*PROBLEM TO WORK ON*: Repeat the material verbatim and drop the pictures.
** begin **
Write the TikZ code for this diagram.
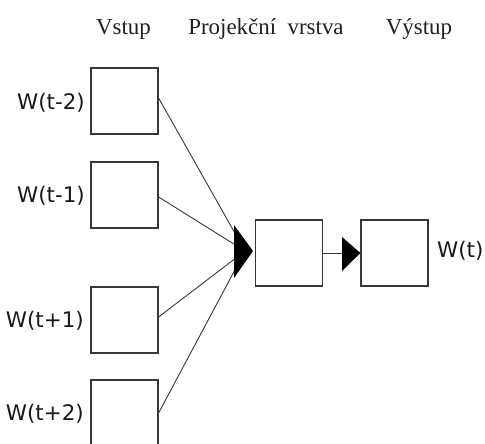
\documentclass[tikz,border=0pt]{standalone}
\usepackage{fontspec}
\setmainfont{Liberation Serif}
\newfontfamily\lblfont{DejaVu Sans}
\begin{document}
\begin{tikzpicture}[x=1bp,y=-1bp,
  unit/.style={draw=black!78, line width=1.2bp, minimum width=67bp, minimum height=66bp, inner sep=0pt},
  head/.style={font=\fontsize{23}{26}\selectfont, anchor=base, inner sep=0pt, text=black!88},
  wfont/.style={font=\lblfont\fontsize{21.5}{24}\selectfont, inner sep=0pt, text=black!90},
  wlbl/.style={wfont, anchor=base east},
  link/.style={draw=black!78, line width=0.9bp},
  tip/.style={fill=black, draw=none}]
\useasboundingbox (0,0) rectangle (485,444);
\begin{scope}
\clip (0,0) rectangle (485,444);

% column headings
\node[head] (hIn)   at (123.5,35) {Vstup};
\node[head] (hProj) at (266,35) {Projekční\ \ vrstva};
\node[head] (hOut)  at (419,35) {Výstup};

% context word inputs
\node[unit] (in1) at (124.5,101) {};
\node[unit] (in2) at (124.5,195) {};
\node[unit] (in3) at (124.5,320) {};
\node[unit] (in4) at (124.5,413) {};

\node[wlbl] (l1) at (85,110) {W(t-2)};
\node[wlbl] (l2) at (85,203) {W(t-1)};
\node[wlbl] (l3) at (84,327) {W(t+1)};
\node[wlbl] (l4) at (84,420) {W(t+2)};

% projection and output
\node[unit] (proj) at (289,253) {};
\node[unit] (out)  at (394.5,253) {};
\node[wfont, anchor=base west] (lOut) at (437,257) {W(t)};

% merging connectors
\coordinate (hub) at (245,251);
\draw[link] (in1.east |- 0,98)  -- (hub);
\draw[link] (in2.east |- 0,197) -- (hub);
\draw[link] (in3.east |- 0,317) -- (hub);
\draw[link] (in4.east |- 0,413) -- (hub);
\fill[tip] (234,225) -- (253,251) -- (234,278) -- cycle;

% projection to output
\coordinate (headB) at (343,253);
\draw[link] (proj.east) -- (headB);
\fill[tip] (342,237) -- (out.west) -- (342,271) -- cycle;
\end{scope}
\end{tikzpicture}
\end{document}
** end **
*COMPLETE ANSWER*:
Write the TikZ code for this diagram.
\documentclass[tikz,border=0pt]{standalone}
\usepackage{fontspec}
\setmainfont{Liberation Serif}
\newfontfamily\lblfont{DejaVu Sans}
\begin{document}
\begin{tikzpicture}[x=1bp,y=-1bp,
  unit/.style={draw=black!78, line width=1.2bp, minimum width=67bp, minimum height=66bp, inner sep=0pt},
  head/.style={font=\fontsize{23}{26}\selectfont, anchor=base, inner sep=0pt, text=black!88},
  wfont/.style={font=\lblfont\fontsize{21.5}{24}\selectfont, inner sep=0pt, text=black!90},
  wlbl/.style={wfont, anchor=base east},
  link/.style={draw=black!78, line width=0.9bp},
  tip/.style={fill=black, draw=none}]
\useasboundingbox (0,0) rectangle (485,444);
\begin{scope}
\clip (0,0) rectangle (485,444);

% column headings
\node[head] (hIn)   at (123.5,35) {Vstup};
\node[head] (hProj) at (266,35) {Projekční\ \ vrstva};
\node[head] (hOut)  at (419,35) {Výstup};

% context word inputs
\node[unit] (in1) at (124.5,101) {};
\node[unit] (in2) at (124.5,195) {};
\node[unit] (in3) at (124.5,320) {};
\node[unit] (in4) at (124.5,413) {};

\node[wlbl] (l1) at (85,110) {W(t-2)};
\node[wlbl] (l2) at (85,203) {W(t-1)};
\node[wlbl] (l3) at (84,327) {W(t+1)};
\node[wlbl] (l4) at (84,420) {W(t+2)};

% projection and output
\node[unit] (proj) at (289,253) {};
\node[unit] (out)  at (394.5,253) {};
\node[wfont, anchor=base west] (lOut) at (437,257) {W(t)};

% merging connectors
\coordinate (hub) at (245,251);
\draw[link] (in1.east |- 0,98)  -- (hub);
\draw[link] (in2.east |- 0,197) -- (hub);
\draw[link] (in3.east |- 0,317) -- (hub);
\draw[link] (in4.east |- 0,413) -- (hub);
\fill[tip] (234,225) -- (253,251) -- (234,278) -- cycle;

% projection to output
\coordinate (headB) at (343,253);
\draw[link] (proj.east) -- (headB);
\fill[tip] (342,237) -- (out.west) -- (342,271) -- cycle;
\end{scope}
\end{tikzpicture}
\end{document}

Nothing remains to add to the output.